Quando l’autobus si ferma per una sosta a Cerro Castillo, paesino sulla frontiera cilena della Patagonia meridionale, mi risveglio dal torpore che mi aveva assalito per colpa del solito riscaldamento eccessivo di tutti gli autobus cileni. Sono le quattro del pomeriggio di quella che, stamattina, Ruggero aveva definita un giornata patagonica. Ruggero e’ un trentino che da tre anni vive in terra argentina; e’ stato guida andina in Terra del Fuoco e conosce il clima di questi luoghi. Una giornata patagonica e’ una giornata di venti impazziti, tanto da abbattere le tende degli escursionisti in montagna e da far ondeggiare camion e auto nel loro cammino. Cosi’, ancora intorpidito come in dormiveglia, vedo una donna attraversare la strada sterrata con in braccio il figlio, avvolto in una coperta che lo protegge dal vento. Comincia cosi’ il relato di una settimana surreale per le montagne, con quel primo evento normale che mi risveflia di colpo e mi riporta con i piedi e la testa per terra.
Il “circuito”, nel parco nazionale Torres del Paine, e’ un anello di circa 130 chilometri di eccessi, nel bene e nel male. Innanzitutto il parco appare da subito come uno strano incrocio tra un castello ed un parco divertimenti per scalatori, con guglie, ghiacciai e picchi aggrappati fino a tremila metri sopra l’ondulato paesaggio collinare che lo circonda. Un nugolo di personaggi inusuali si aggira per queste montagne, sovraffollandole. Ho visto comitive di americani (USA), armati di bastoncini da trekking, scarponi, cappellino e uno zaino minuscolo, salire ordinatamente per il sentiero in fila indiana, salutando con un “Holah” chiunque incrocino per il cammino, e battaglioni di israeliani battagliando contro il tempo e il tempo (atmosferico), a volte persino contro i guardaparco degli accampamenti a pagamento, quasi tutti con gli stessi sandali azzurri – sono garantiti a vita, dicono – a penzoloni dietro gli zaini. Ho visto gente portare avocado, o pacchi di dieci banane, alla partenza per una camminata di dieci giorni, altri superequipaggiati per camminare solo per paio di ore. Ci sono alberghi vicini alle cime (pochi e piccoli, ma ci sono), e gite in barca per i laghi che abbracciano il massiccio Paine con panorami mozzafiato, e camping con docce calde come benedizioni in un giorno di pioggia quando tutto, in te e nel tuo zaino, fino al sacco a pelo e’ fradicio. Una ragazza con i piedi recentemente operati piangeva scendendo un sentiero dalle pendenze impossibili, dal passo John Gardner verso l’accampamento successivo, le ho dovuto togliere lo zaino e portarlo fino a valle, un’ora e ottocento metri piu’ in basso.
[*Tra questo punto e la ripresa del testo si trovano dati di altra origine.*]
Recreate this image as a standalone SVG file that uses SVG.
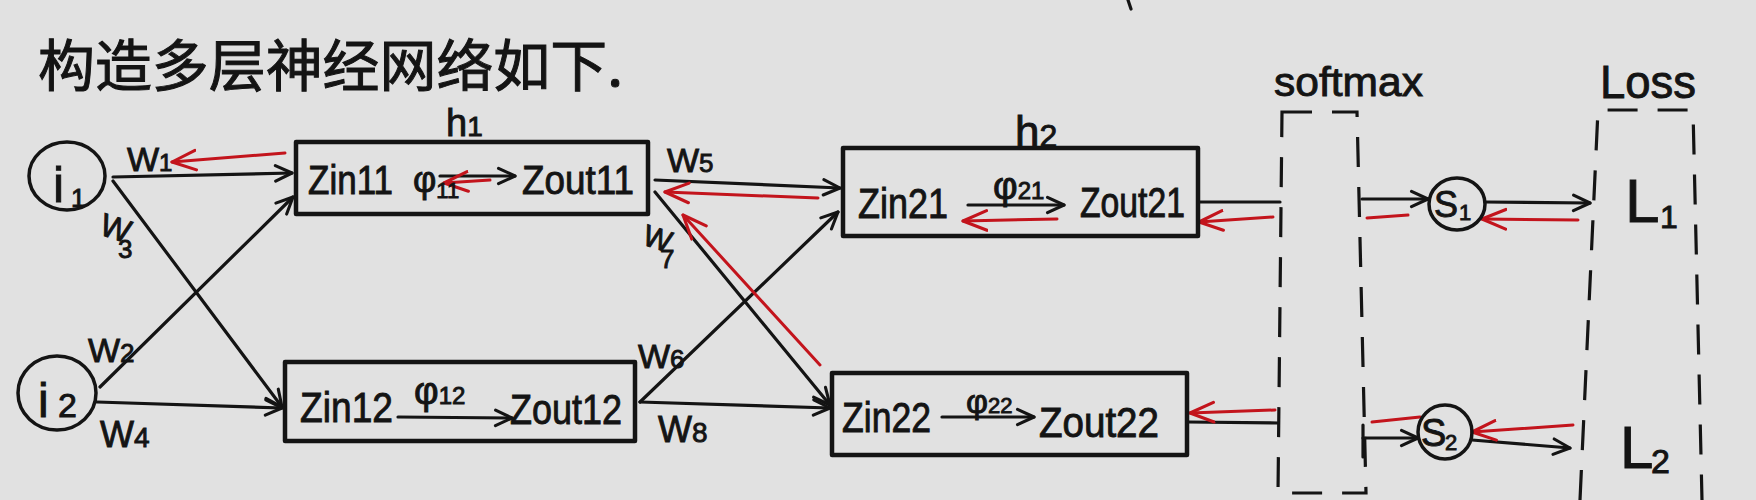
<svg xmlns="http://www.w3.org/2000/svg" width="1756" height="500" viewBox="0 0 1756 500">
<defs>
<style>
.t{font-family:"Liberation Sans","DejaVu Sans",sans-serif;fill:#141414;stroke:#141414;stroke-width:0.9}
.cjk{font-family:"Noto Sans CJK SC","Noto Sans CJK JP",sans-serif;fill:#141414;stroke:#141414;stroke-width:1}
.box{fill:none;stroke:#141414;stroke-width:4.5;stroke-linejoin:round}
.nd{fill:none;stroke:#141414;stroke-width:3.5}
.k{fill:none;stroke:#141414;stroke-width:3.2;stroke-linecap:round}
.ka{fill:none;stroke:#141414;stroke-width:3.2;stroke-linecap:round;marker-end:url(#ab)}
.r{fill:none;stroke:#c3141c;stroke-width:3;stroke-linecap:round}
.ra{fill:none;stroke:#c3141c;stroke-width:3;stroke-linecap:round;marker-end:url(#ar)}
.dash{fill:none;stroke:#141414;stroke-width:3.2;stroke-dasharray:30 20}
</style>
<marker id="ab" viewBox="0 0 20 20" refX="18" refY="10" markerWidth="22" markerHeight="22" markerUnits="userSpaceOnUse" orient="auto">
<path d="M3,3 L18,10 L3,17" fill="none" stroke="#141414" stroke-width="2.8" stroke-linecap="round" stroke-linejoin="round"/>
</marker>
<marker id="ar" viewBox="0 0 20 20" refX="18" refY="10" markerWidth="28" markerHeight="28" markerUnits="userSpaceOnUse" orient="auto">
<path d="M1,3 L18,10 L1,17" fill="none" stroke="#c3141c" stroke-width="2.2" stroke-linecap="round" stroke-linejoin="round"/>
</marker>
</defs>
<rect x="0" y="0" width="1756" height="500" fill="#e1e1e1"/>

<text class="cjk" x="38" y="86" font-size="56" textLength="585" lengthAdjust="spacingAndGlyphs">构造多层神经网络如下.</text>
<path class="k" d="M1128,0 L1131,9"/>

<g id="connectors">
<path class="ka" d="M113,177 L292,173"/>
<path class="ka" d="M113,181 L282,407"/>
<path class="ka" d="M100,387 L293,197"/>
<path class="ka" d="M97,402 L282,408"/>
<path class="ka" d="M655,180 L840,188"/>
<path class="ka" d="M655,192 L830,405"/>
<path class="ka" d="M640,402 L838,212"/>
<path class="ka" d="M640,402 L830,408"/>
<path class="k" d="M1198,202 L1280,202"/>
<path class="k" d="M1188,422 L1278,423"/>
<path class="ka" d="M1362,199 L1428,199"/>
<path class="ka" d="M1485,202 L1590,203"/>
<path class="k" d="M1363,425 L1363,457"/>
<path class="ka" d="M1363,438 L1418,438"/>
<path class="ka" d="M1472,440 L1570,448"/>
<path class="ka" d="M440,176 L515,176"/>
<path class="ka" d="M398,417 L512,418"/>
<path class="ka" d="M968,205 L1064,205"/>
<path class="ka" d="M942,417 L1034,417"/>
<path class="ra" d="M285,153 L172,162"/>
<path class="ra" d="M490,180 L444,183"/>
<path class="ra" d="M818,198 L665,192"/>
<path class="ra" d="M820,365 L683,215"/>
<path class="ra" d="M1057,219 L963,221"/>
<path class="ra" d="M1273,217 L1199,222"/>
<path class="ra" d="M1275,410 L1190,413"/>
<path class="r" d="M1367,218 L1408,215"/>
<path class="ra" d="M1578,220 L1482,219"/>
<path class="r" d="M1372,422 L1420,417"/>
<path class="ra" d="M1573,425 L1472,432"/>
</g>

<g id="i1">
<ellipse class="nd" cx="67" cy="176" rx="38" ry="34"/>
<text class="t" x="53" y="202" font-size="50">i</text>
<text class="t" x="71" y="207" font-size="26">1</text>
</g>
<g id="i2">
<ellipse class="nd" cx="57" cy="393" rx="39" ry="37"/>
<text class="t" x="38" y="417" font-size="48">i</text>
<text class="t" x="58" y="417" font-size="34">2</text>
</g>

<g id="weights">
<text class="t" x="127" y="171" font-size="34">W<tspan font-size="24">1</tspan></text>
<text class="t" font-size="32" transform="translate(98,234) rotate(18)">W</text>
<text class="t" x="118" y="258" font-size="26">3</text>
<text class="t" x="88" y="362" font-size="34">W<tspan font-size="26">2</tspan></text>
<text class="t" x="100" y="447" font-size="36">W<tspan font-size="28">4</tspan></text>
<text class="t" x="667" y="172" font-size="34">W<tspan font-size="26">5</tspan></text>
<text class="t" font-size="30" transform="translate(641,244) rotate(18)">W</text>
<text class="t" x="660" y="268" font-size="26">7</text>
<text class="t" x="638" y="368" font-size="34">W<tspan font-size="26">6</tspan></text>
<text class="t" x="658" y="442" font-size="36">W<tspan font-size="28">8</tspan></text>
</g>

<g id="h11">
<text class="t" x="446" y="136" font-size="38">h<tspan font-size="28">1</tspan></text>
<rect class="box" x="296" y="142" width="352" height="72"/>
<text class="t" x="308" y="194" font-size="40" textLength="85" lengthAdjust="spacingAndGlyphs">Zin11</text>
<text class="t" x="413" y="192" font-size="36">φ<tspan font-size="22" dy="6">11</tspan></text>
<text class="t" x="522" y="194" font-size="40" textLength="112" lengthAdjust="spacingAndGlyphs">Zout11</text>
</g>

<g id="h12">
<rect class="box" x="285" y="362" width="350" height="79"/>
<text class="t" x="300" y="422" font-size="42" textLength="93" lengthAdjust="spacingAndGlyphs">Zin12</text>
<text class="t" x="414" y="404" font-size="38">φ<tspan font-size="24">12</tspan></text>
<text class="t" x="510" y="424" font-size="42" textLength="112" lengthAdjust="spacingAndGlyphs">Zout12</text>
</g>

<g id="h21">
<text class="t" x="1015" y="147" font-size="44">h<tspan font-size="32">2</tspan></text>
<rect class="box" x="843" y="148" width="355" height="88"/>
<text class="t" x="858" y="218" font-size="42" textLength="90" lengthAdjust="spacingAndGlyphs">Zin21</text>
<text class="t" x="993" y="199" font-size="38">φ<tspan font-size="24">21</tspan></text>
<text class="t" x="1080" y="217" font-size="42" textLength="105" lengthAdjust="spacingAndGlyphs">Zout21</text>
</g>

<g id="h22">
<rect class="box" x="832" y="373" width="355" height="82"/>
<text class="t" x="842" y="432" font-size="42" textLength="89" lengthAdjust="spacingAndGlyphs">Zin22</text>
<text class="t" x="966" y="413" font-size="34">φ<tspan font-size="22">22</tspan></text>
<text class="t" x="1039" y="437" font-size="42" textLength="120" lengthAdjust="spacingAndGlyphs">Zout22</text>
</g>

<g id="softmax">
<text class="t" x="1274" y="96" font-size="40" textLength="149" lengthAdjust="spacingAndGlyphs">softmax</text>
<path class="dash" d="M1282,112 L1357,112 L1366,493 L1278,493 Z"/>
</g>

<g id="s1">
<ellipse class="nd" cx="1457" cy="204" rx="28" ry="26"/>
<text class="t" x="1434" y="217" font-size="36">S</text>
<text class="t" x="1459" y="220" font-size="22">1</text>
</g>
<g id="s2">
<ellipse class="nd" cx="1445" cy="432" rx="27" ry="27"/>
<text class="t" x="1421" y="446" font-size="38">S</text>
<text class="t" x="1445" y="450" font-size="22">2</text>
</g>

<g id="loss">
<text class="t" x="1600" y="98" font-size="46" textLength="96" lengthAdjust="spacingAndGlyphs">Loss</text>
<path class="dash" d="M1580,500 L1598,110 L1693,110 L1702,500" stroke-dasharray="24 28"/>
</g>

<g id="l1">
<text class="t" x="1625" y="222" font-size="62">L</text>
<text class="t" x="1660" y="228" font-size="32">1</text>
</g>
<g id="l2">
<text class="t" x="1620" y="468" font-size="60">L</text>
<text class="t" x="1651" y="473" font-size="34">2</text>
</g>
</svg>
Ho conosciuto dei carabinieri abbandonati in un avamposto al limite di un ghiacciaio vicino alla frontiera, tanto isolati da bramare l’arrivo del turista per rifocillarlo con pane ammassato da loro e un abbraccio – un abbraccio – come saluto. Una ragazza cilena voleva buttare le scarpe da ginnastica dopo solo tre dei centotrenta chilometri, per alleggerire lo zaino che la angustiava, mentre un’altra mi ha passato a doppia velocita’ sul ripido pendio che sale al passo Gardner. Centinaia di persone e di storie sovraffollano queste montagne ma…
Ma questi chilometri, e tutte queste ore con lo zaino sulle spalle, dilatano la percezione del tempo e mettono in fuga ansia e fretta: non ci si sente ne’ persi ne’ asfissiati dalla distanza che separa dalla meta. Diventa tutto ben presto un’abitudine piacevole: il gesto di montare e smontare la tenda meccanico, indolore quello di lavare il pentolino in cui cucini tutto, con il freddo e con l’acqua gelida, e grattando con le dita fino a liberarti dei residui di cibo (se come me ti dimentichi di una spugna). Rimane il ritmo ipnotico dei tuoi passi e dello scorrere lento delle montagne, dei laghi e dei ghiacciai, rimane la sensazione del vento in faccia, tanto forte da non permetterti, a volte, il respiro durante il cammino e, la notte, da minacciare di portare via la tua tenda, e te e il tuo zaino con lei, in un qualunque momento. Rimane il torpore che la stanchezza ti lascia dentro, e che ti permette di andare a letto alle nove di sera, e lo stordimento nel vedere il primo veicolo a motore, all’alba del sesto tramonto. O quello di vedere, dal finestrino di un autobus, una donna portare in braccio il proprio bambino nel vento.